Deposit outgoing mail in post office collection boxes or at your local post office, rather than in an unsecured mailbox. Promptly remove mail from your mailbox. If you’re planning to be away from home and can’t pick up your mail, call the U.S. Postal Service at 1-800-275-8777 to request a vacation hold. The Postal Service will hold your mail at your local post office until you can pick it up or are home to receive it.
To thwart an identity thief who may pick through your trash or recycling bins to capture your personal information, tear or shred your charge receipts, copies of credit applications, insurance forms, physician statements, checks and bank statements, expired charge cards that you’re discarding, and credit offers you get in the mail.

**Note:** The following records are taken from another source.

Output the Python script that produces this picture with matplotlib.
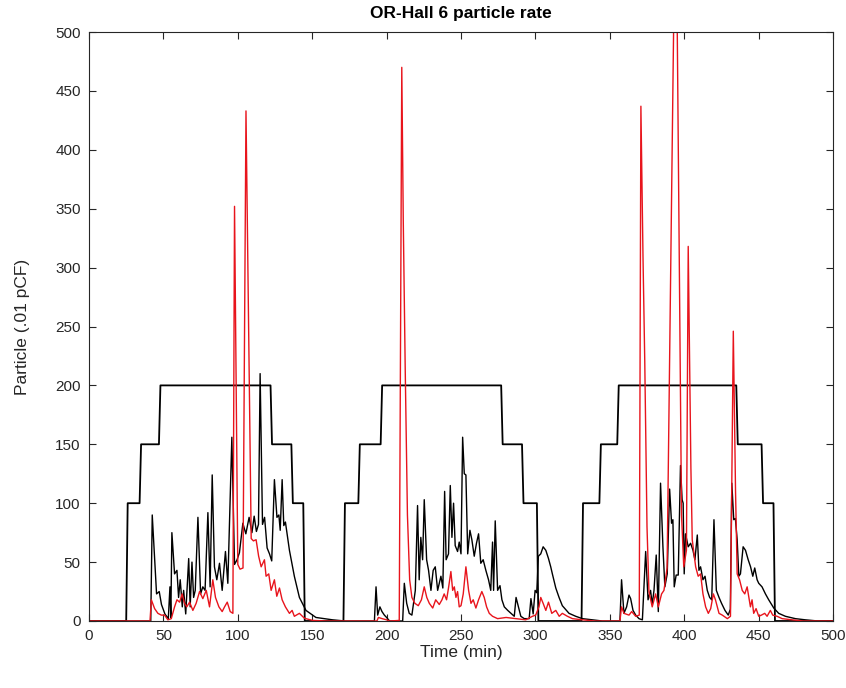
import numpy as np
import matplotlib
matplotlib.use("Agg")
from matplotlib import pyplot as plt

# staircase (black, thick): change times and levels
step_t = [0, 25, 26, 34, 35, 47, 48, 122, 123, 136, 137, 144, 145,
          171, 172, 181, 182, 196, 197, 277, 278, 291, 292, 301, 302,
          331, 332, 343, 344, 355, 356, 435, 436, 452, 453, 460, 461, 500]
step_v = [0, 0, 100, 100, 150, 150, 200, 200, 150, 150, 100, 100, 0,
          0, 100, 100, 150, 150, 200, 200, 150, 150, 100, 100, 0,
          0, 100, 100, 150, 150, 200, 200, 150, 150, 100, 100, 0, 0]

# black particle trace
black_t = [0, 41.5, 42.5, 45.4, 47.2, 48.7, 51, 53.3, 54.4, 55, 55.7, 57.5, 59.1,
           60.2, 61.3, 62.7, 63.6, 65, 67, 68, 69.2, 70.3, 71.4, 73.2, 75, 76.5,
           78, 79.9, 81.4, 82.8, 84.3, 85.9, 87.7, 89.5, 91.7, 93.3, 96, 97.8,
           99.5, 101.1, 103.4, 105.4, 107.6, 109.5, 111, 112.5, 113.9, 115, 116.6,
           118, 119.7, 121.3, 122.8, 124.6, 126.3, 127.6, 128.5, 129.8, 130.9, 132,
           134.7, 138, 141.4, 145.8, 152.5, 163.7, 172,
           191.8, 192.9, 194, 195.5, 196.9, 198.5, 200, 202, 210.8, 211.9, 213.5,
           215.2, 217, 219.3, 220.8, 221.9, 223, 224.2, 225.3, 226.9, 228.2, 229.8,
           231.3, 232.7, 234.3, 236.5, 237.8, 239, 240, 241.6, 242.8, 243.9, 245,
           246.1, 247.7, 248.8, 250, 251.1, 252.2, 253.3, 254.5, 256, 257.3, 258.9,
           260.4, 261.8, 263.3, 264.9, 266.7, 268.5, 270, 271.2, 271.9, 273, 274.6,
           276.2, 277.5, 279.1, 281.4, 283.6, 285.8, 287, 288.6, 290.2, 292.5, 295.8,
           297, 298.5, 299.8, 300.9, 302, 303.6, 305.2, 307, 308.8, 310.3, 311.4,
           313.7, 315.9, 318.1, 322.6, 327.1, 331.6, 338.3, 345,
           356.8, 357.9, 359.5, 361.3, 362.9, 364, 365.6, 367.4, 369.6, 371.9, 374.1,
           375.7, 377.4, 378.5, 379.7, 381.2, 382.6, 384.1, 385.7, 387, 388.6, 390.2,
           391.5, 392.4, 393.3, 394.6, 396, 397.5, 398.6, 399.3, 400, 400.9, 402.7,
           404.3, 405.9, 407.2, 408.8, 409.9, 411, 412.6, 414, 415.5, 417.1, 418.5,
           420, 421.6, 423.4, 425.1, 427.4, 429.6, 431, 432, 433.3, 434.4, 435.6,
           436.7, 437.8, 439.6, 441.2, 443, 444.6, 446.1, 447.4, 449, 450.1, 452.3,
           454.6, 456.8, 460.2, 463.5, 468, 474.7, 481.4, 490, 500]
black_v = [0, 0, 90, 23, 25, 14, 6, 2, 29, 3, 75, 40, 43,
           20, 35, 12, 26, 6, 53, 12, 50, 20, 26, 88, 23, 29,
           26, 92, 29, 124, 46, 35, 49, 26, 59, 32, 156, 48,
           52, 58, 83, 74, 88, 75, 89, 76, 82, 210, 82,
           88, 62, 57, 51, 120, 88, 90, 77, 120, 81, 84,
           60, 38, 20, 9, 3, 1, 0,
           0, 29, 5, 12, 8, 5, 3, 0, 0, 32, 15,
           6.5, 5, 26, 98, 35, 71, 52, 103, 52, 43, 26,
           43, 46, 26, 38, 28, 110, 52, 57, 115, 71, 100,
           64, 59, 67, 57, 156, 125, 124, 57, 77, 69, 55,
           66, 74, 49, 52, 43, 35, 26, 67, 26, 85, 26,
           30, 18, 12, 9, 6.5, 4, 20, 12, 4, 2, 2,
           19, 6, 26, 24, 55, 57, 63, 60, 53, 46, 40,
           28, 20, 13, 6.5, 4, 2, 1, 0,
           0, 35, 6.5, 12, 22, 19, 9, 5, 2, 1, 59,
           18, 26, 14, 26, 56, 8, 117, 63, 29, 40, 112,
           83, 86, 29, 39, 39, 132, 103, 100, 40, 74, 63,
           66, 60, 52, 73, 43, 46, 35, 38, 26, 20, 18,
           86, 26, 20, 15, 9, 5, 10, 117, 86, 87, 69,
           38, 40, 63, 60, 52, 46, 38, 45, 35, 32, 29,
           23, 18, 11, 6.5, 4, 2, 1, 0, 0]

# red particle trace
red_t = [0, 41, 41.9, 44.1, 46.3, 48.6, 50.8, 53, 55.3, 57.5, 59.1, 60.9, 62.6,
         64.2, 65.7, 67.6, 69.8, 72, 74.3, 76.5, 78.8, 81, 83.2, 85, 87.3, 89.5,
         91.1, 92.9, 94.9, 96.7, 97.8, 100, 101.5, 103.5, 105.5, 109, 110.5, 112.3,
         114, 115.7, 117.9, 119, 120.8, 122.4, 124.6, 126.2, 128, 129.8, 132,
         134.7, 136.5, 138, 141.4, 144.8, 150.3, 160,
         193.5, 194.5, 197, 200, 202, 208.5, 210.2, 211.2, 212.5, 214, 215.5, 217,
         219, 221.3, 223.4, 225.3, 227, 228.7, 231, 233, 235.4, 237.2, 238.7,
         240.3, 241.6, 243.2, 244.4, 245.5, 246.6, 247.7, 248.8, 250, 251.5,
         253.3, 255.1, 256.7, 258.2, 260, 261.8, 264, 265.6, 267.2, 269, 271.2,
         274.6, 280.3, 287, 293.5, 298, 300.2, 302.4, 303.6, 305.2, 307, 308.8,
         311, 313.7, 316, 318.1, 321.5, 324.9, 331.6, 340,
         356.8, 357.9, 359.5, 362.9, 364.7, 367.4, 369.8, 370.9, 372.3, 373.5,
         375, 376.3, 378.5, 380.8, 382.6, 384.8, 386.4, 388.5, 394.3, 398.2,
         399.7, 401.5, 402.7, 404.5, 405.4, 407.7, 409.4, 411, 412.6, 414.4,
         416.2, 417.8, 419.6, 421, 423.4, 425.6, 429, 431.1, 433, 434.5, 435.6,
         437.2, 439, 440.7, 442.3, 444.5, 445.6, 446.7, 448.3, 450.1, 451.9,
         454.1, 455.7, 457.9, 459.5, 462.4, 465.8, 472.5, 480, 500]
red_v = [0, 0, 18, 10.5, 6.5, 5, 5, 1, 2, 12, 18, 16, 23,
         15, 12, 16, 9, 15, 25, 19, 26, 12, 35, 20, 12, 8,
         12, 16, 8, 6.5, 352, 48, 44, 45, 433, 70, 68, 69,
         55, 46, 52, 38, 40, 26, 35, 21, 28, 18, 12,
         6.5, 9, 4, 6.5, 2.3, 0.5, 0,
         0, 3, 2, 1, 0, 0.5, 470, 340, 215, 90, 35, 20,
         15, 13, 18, 29, 20, 15, 11, 18, 14, 18, 23,
         18, 28, 42, 26, 29, 20, 25, 12, 13, 23,
         46, 26, 15, 18, 11, 18, 25, 20, 12, 6.5, 4,
         2, 3, 2, 1, 4, 5, 12, 20, 15, 9, 16,
         6.5, 9, 4, 6.5, 4, 2, 1, 0,
         0, 12, 6.5, 5, 8, 4, 5, 437, 310, 220,
         80, 25, 12, 23, 12, 23, 26, 45, 650, 90,
         46, 60, 318, 130, 69, 46, 38, 40, 23, 12,
         6.5, 10.5, 23, 18, 6.5, 5, 2, 4, 246, 110, 40,
         35, 26, 23, 29, 12, 18, 6.5, 10.5, 4, 5,
         6.5, 4, 9, 5, 4, 2, 1, 0, 0]

plt.rcParams['font.family'] = ['Liberation Sans', 'DejaVu Sans']

fig = plt.figure(figsize=(8.46, 6.88), dpi=100)
ax = fig.add_axes([89 / 846, 67 / 688, 744 / 846, 589 / 688])

ax.plot(step_t, step_v, color='black', lw=1.3)
ax.plot(black_t, black_v, color='black', lw=1.0)
ax.plot(red_t, red_v, color='#e8141c', lw=1.0)

ax.set_xlim(0, 500)
ax.set_ylim(0, 500)
ax.set_xticks(np.arange(0, 501, 50))
ax.set_yticks(np.arange(0, 501, 50))
ax.tick_params(direction='in', top=True, right=True, length=5, width=0.8,
               labelsize=11, colors='#262626', pad=6)
for s in ax.spines.values():
    s.set_color('#262626')
    s.set_linewidth(0.8)

ax.set_title('OR-Hall 6 particle rate', fontsize=12.5, fontweight='bold', pad=10)
ax.set_xlabel('Time (min)', fontsize=12.5, color='#262626', labelpad=1)
ax.set_ylabel('Particle (.01 pCF)', fontsize=12.5, color='#262626', labelpad=18)

fig.savefig('out.png', dpi=100)
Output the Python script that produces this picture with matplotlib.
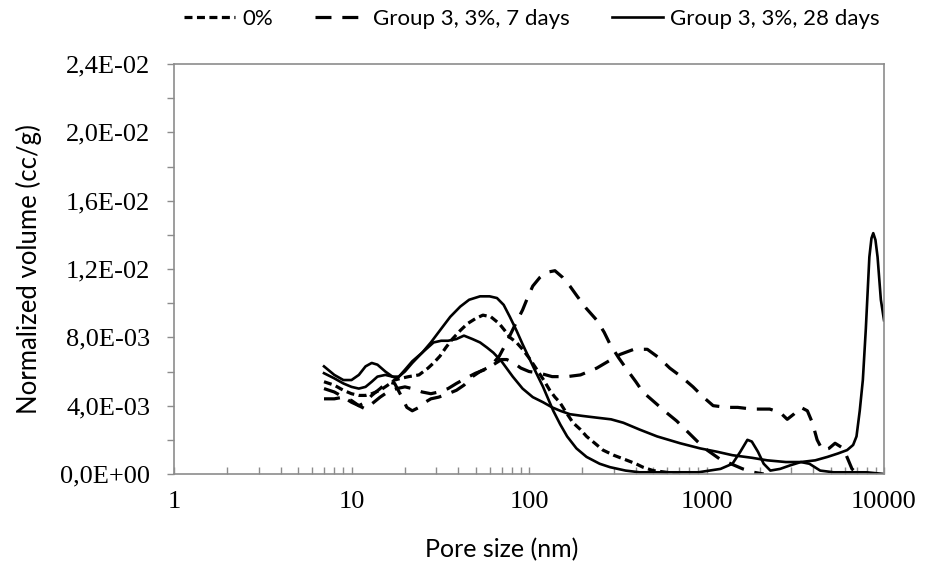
import numpy as np
import matplotlib
matplotlib.use("Agg")
import matplotlib.pyplot as plt
from matplotlib.lines import Line2D
from matplotlib import font_manager
from matplotlib.ticker import MultipleLocator, FuncFormatter, LogLocator, FixedLocator

names = {f.name for f in font_manager.fontManager.ttflist}
SANS = "Liberation Sans Narrow" if "Liberation Sans Narrow" in names else "Lato"
SERIF = "Liberation Serif"

# ---------------- data (pore size in nm, normalized volume in cc/g) ----------------
legend_labels = ["0%", "Group 3, 3%, 7 days", "Group 3, 3%, 28 days"]

# 0% reference (short dashes)
x_ref = [7, 8, 9, 10, 11, 12, 13, 14.5, 16, 17.5, 19, 21, 24, 27, 29, 31.5, 34, 37, 41, 45,
         50, 55, 61, 68, 73, 78, 85, 92, 100, 111, 121, 131, 140, 149, 162, 177, 195, 211,
         235, 261, 300, 357, 400, 438, 500, 594, 700]
y_ref = [0.0054, 0.0052, 0.0049, 0.0047, 0.0046, 0.0046, 0.0047, 0.0049, 0.0052, 0.0055,
         0.0056, 0.0057, 0.0058, 0.0062, 0.0065, 0.0069, 0.0074, 0.0079, 0.0084, 0.0088,
         0.0091, 0.0093, 0.0092, 0.0088, 0.0084, 0.0080, 0.0077, 0.0073, 0.0068, 0.0061,
         0.0055, 0.0049, 0.0045, 0.0042, 0.0036, 0.0030, 0.0026, 0.0022, 0.0018, 0.0014,
         0.0011, 0.0008, 0.0006, 0.0004, 0.0002, 0.0001, 0.0]

# 7 days, sample A (long dashes, main peak ~140 nm)
x_7a = [7, 8, 9, 10, 11, 12, 13, 14.5, 16, 17.5, 19, 20.5, 22, 24, 26, 28, 31, 35, 39, 43,
        48, 53, 58, 63, 68, 73, 78, 85, 92, 98, 105, 115, 125, 140, 155, 170, 187, 210,
        241, 265, 286, 320, 357, 400, 438, 510, 594, 680, 778, 890, 1008, 1180, 1370,
        1600, 1850, 2100]
y_7a = [0.0050, 0.0048, 0.0045, 0.0042, 0.0040, 0.0042, 0.0046, 0.0050, 0.0054, 0.0053,
        0.0046, 0.0039, 0.0037, 0.0039, 0.0042, 0.0044, 0.0045, 0.0047, 0.0049, 0.0052,
        0.0057, 0.0060, 0.0062, 0.0065, 0.0069, 0.0075, 0.0081, 0.0089, 0.0096, 0.0103,
        0.0110, 0.0115, 0.0118, 0.0119, 0.0115, 0.0110, 0.0104, 0.0097, 0.0090, 0.0083,
        0.0076, 0.0068, 0.0061, 0.0054, 0.0048, 0.0042, 0.0036, 0.0031, 0.0025, 0.0019,
        0.0014, 0.0009, 0.0006, 0.0003, 0.0001, 0.0]

# 7 days, sample B (long dashes, plateau up to ~6000 nm)
x_7b = [7, 8, 9, 10, 11, 12, 13, 14.5, 16, 18, 20, 22, 25, 28, 31, 35, 39, 44, 50, 56, 63,
        70, 75, 82, 90, 100, 115, 135, 164, 195, 241, 280, 326, 390, 464, 540, 621, 720,
        840, 960, 1090, 1300, 1500, 1800, 2270, 2600, 2850, 3100, 3400, 3700, 3950, 4200,
        4500, 4900, 5300, 5900, 6300, 6600, 7100]
y_7b = [0.0044, 0.0044, 0.0045, 0.0043, 0.0040, 0.0038, 0.0041, 0.0045, 0.0048, 0.0050,
        0.0051, 0.0050, 0.0048, 0.0047, 0.0048, 0.0050, 0.0053, 0.0056, 0.0059, 0.0061,
        0.0064, 0.0067, 0.0067, 0.0065, 0.0062, 0.0060, 0.0059, 0.0057, 0.0057, 0.0058,
        0.0062, 0.0066, 0.0070, 0.0073, 0.0073, 0.0068, 0.0062, 0.0057, 0.0051, 0.0045,
        0.0040, 0.0039, 0.0039, 0.0038, 0.0038, 0.0036, 0.0032, 0.0035, 0.0039, 0.0037,
        0.0030, 0.0020, 0.0014, 0.0015, 0.0018, 0.0015, 0.0008, 0.0003, 0.0]

# 28 days, sample A (solid, peak ~55 nm, small peak ~1750 nm)
x_28a = [7, 8, 9, 10, 11, 12, 13, 14, 15.5, 17, 18, 20, 22, 25, 28, 32, 36, 41, 46, 53, 60,
         66, 72, 78, 85, 92, 100, 110, 120, 137, 150, 164, 185, 211, 250, 286, 350, 420,
         600, 900, 1200, 1400, 1550, 1700, 1800, 1950, 2100, 2290, 2600, 2950, 3400, 3800,
         4370, 5200, 6400, 8000, 10000]
y_28a = [0.0063, 0.0058, 0.0055, 0.0055, 0.0058, 0.0063, 0.0065, 0.0064, 0.0060, 0.0057,
         0.0056, 0.0060, 0.0065, 0.0071, 0.0077, 0.0085, 0.0092, 0.0098, 0.0102, 0.0104,
         0.0104, 0.0103, 0.0099, 0.0092, 0.0084, 0.0076, 0.0068, 0.0059, 0.0051, 0.0037,
         0.0029, 0.0022, 0.0015, 0.0010, 0.0006, 0.0004, 0.0002, 0.0001, 0.0001, 0.0001,
         0.0003, 0.0006, 0.0013, 0.0020, 0.0019, 0.0013, 0.0006, 0.0002, 0.0003, 0.0005,
         0.0007, 0.0006, 0.0002, 0.0001, 0.0001, 0.0001, 0.0]

# 28 days, sample B (solid, peak ~42 nm, long tail, sharp peak ~8700 nm)
x_28b = [7, 8, 9, 10, 11, 12, 13, 14, 15.5, 17, 18.5, 20, 22, 25, 29, 32, 35, 39, 43, 48,
         53, 58, 63, 70, 81, 92, 105, 120, 135, 150, 170, 200, 240, 290, 340, 420, 527, 710,
         920, 1150, 1400, 1800, 2200, 2800, 3400, 4100, 4800, 5500, 6200, 6700, 7000, 7300,
         7600, 7900, 8270, 8500, 8700, 8950, 9200, 9600, 10000]
y_28b = [0.0059, 0.0056, 0.0053, 0.0051, 0.0050, 0.0051, 0.0054, 0.0057, 0.0058, 0.0057,
         0.0057, 0.0061, 0.0066, 0.0071, 0.0077, 0.0078, 0.0078, 0.0079, 0.0081, 0.0079,
         0.0077, 0.0074, 0.0071, 0.0066, 0.0057, 0.0050, 0.0045, 0.0042, 0.0039, 0.0037,
         0.0035, 0.0034, 0.0033, 0.0032, 0.0030, 0.0026, 0.0022, 0.0018, 0.0015, 0.0013,
         0.0011, 0.00095, 0.0008, 0.0007, 0.0007, 0.0008, 0.0010, 0.0012, 0.0014, 0.0017,
         0.0022, 0.0037, 0.0055, 0.0085, 0.0127, 0.0138, 0.0141, 0.0137, 0.0127, 0.0102,
         0.0090]

x_ticks = [1, 10, 100, 1000, 10000]
y_ticks = [0.0, 0.004, 0.008, 0.012, 0.016, 0.020, 0.024]

# ---------------- figure ----------------
W, H = 933, 566
fig = plt.figure(figsize=(W / 100, H / 100), dpi=100)
ax = fig.add_axes([174 / W, 1 - 474 / H, 710 / W, 410 / H])

LW = 2.3
SHORT = (2.5, 1.4)
LONG = (5.0, 3.4)
ax.plot(x_ref, y_ref, color="black", lw=LW, dashes=SHORT)
ax.plot(x_7a, y_7a, color="black", lw=LW, dashes=LONG)
ax.plot(x_7b, y_7b, color="black", lw=LW, dashes=LONG)
ax.plot(x_28a, y_28a, color="black", lw=1.9)
ax.plot(x_28b, y_28b, color="black", lw=1.9)

ax.set_xscale("log")
ax.set_xlim(1, 10000)
ax.set_ylim(0, 0.024)

ax.xaxis.set_major_locator(FixedLocator(x_ticks))
ax.xaxis.set_minor_locator(LogLocator(base=10, subs=np.arange(2, 10)))
ax.xaxis.set_major_formatter(FuncFormatter(lambda v, p: f"{v:g}"))
ax.set_yticks(y_ticks)
ax.yaxis.set_minor_locator(MultipleLocator(0.002))
ax.yaxis.set_major_formatter(FuncFormatter(lambda v, p: f"{v:.1E}".replace(".", ",")))

spine_c = "#8c8c8c"
for s in ax.spines.values():
    s.set_color(spine_c)
    s.set_linewidth(1.2)
ax.tick_params(axis="y", which="both", direction="out", length=5, width=1, color=spine_c,
               pad=12)
ax.tick_params(axis="x", which="both", direction="in", length=5, width=1, color=spine_c,
               pad=12)
for lab in ax.get_xticklabels() + ax.get_yticklabels():
    lab.set_fontfamily(SERIF)
    lab.set_fontsize(19)

ax.set_xlabel("Pore size (nm)", family=SANS, fontsize=18)
ax.xaxis.set_label_coords((502 - 174) / 710, -0.155)
ax.set_ylabel("Normalized volume (cc/g)", family=SANS, fontsize=18.5, labelpad=13)

handles = [Line2D([], [], color="black", lw=LW, dashes=SHORT),
           Line2D([], [], color="black", lw=LW, dashes=LONG),
           Line2D([], [], color="black", lw=1.9)]
fig.legend(handles, legend_labels, loc="upper center", bbox_to_anchor=(0.57, 1.02), ncol=3,
           frameon=False, prop={"family": SANS, "size": 16}, handlelength=2.3,
           handletextpad=0.3, columnspacing=1.9)

fig.savefig("out.png", dpi=100)
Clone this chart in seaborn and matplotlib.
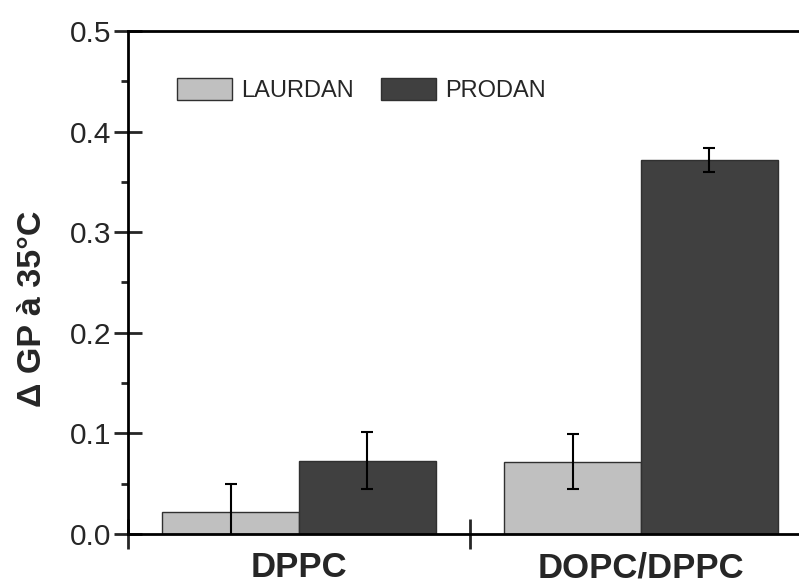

• Before revealing any personally identifying information (for example, on an application), find out how it will be used and secured, and whether it will be shared with others. Ask if you have a choice about the use of your information. Can you choose to have it kept confidential?
• Don’t carry your SSN card; leave it in a secure place.
• Give your SSN only when absolutely necessary. Ask to use other types of identifiers when possible. If your state uses your SSN as your driver’s license number, ask to substitute another number.
• Carry only the identification information and the number of credit and debit cards that you’ll actually need.
• Pay attention to your billing cycles. Follow up with creditors if your bills don’t arrive on time. A missing credit card bill could mean an identity thief has taken over your account and changed your billing address to cover his tracks.
• Be wary of promotional scams. Identity thieves may use phony offers to get you to give them your personal information.
• Keep your purse or wallet in a safe place at work.
A SPECIAL WORD ABOUT SOCIAL SECURITY NUMBERS
Your employer and financial institution will likely need your SSN for wage and tax reporting purposes. Other businesses may ask you for your SSN to do a credit check, like when you apply for a loan, rent an apartment, or sign up for utilities. Sometimes, however, they simply want your SSN for general record keeping. You don’t have to give a business your SSN just because they ask for it. If someone asks for your SSN, ask the following questions:
• Why do you need my SSN?
• How will my SSN be used?
• What law requires me to give you my SSN?
• What will happen if I don’t give you my SSN?
Sometimes a business may not provide you with the service or benefit you’re seeking if you don’t provide your SSN. Getting answers to these questions will help you decide whether you want to share your SSN with the business. Remember — the decision is yours.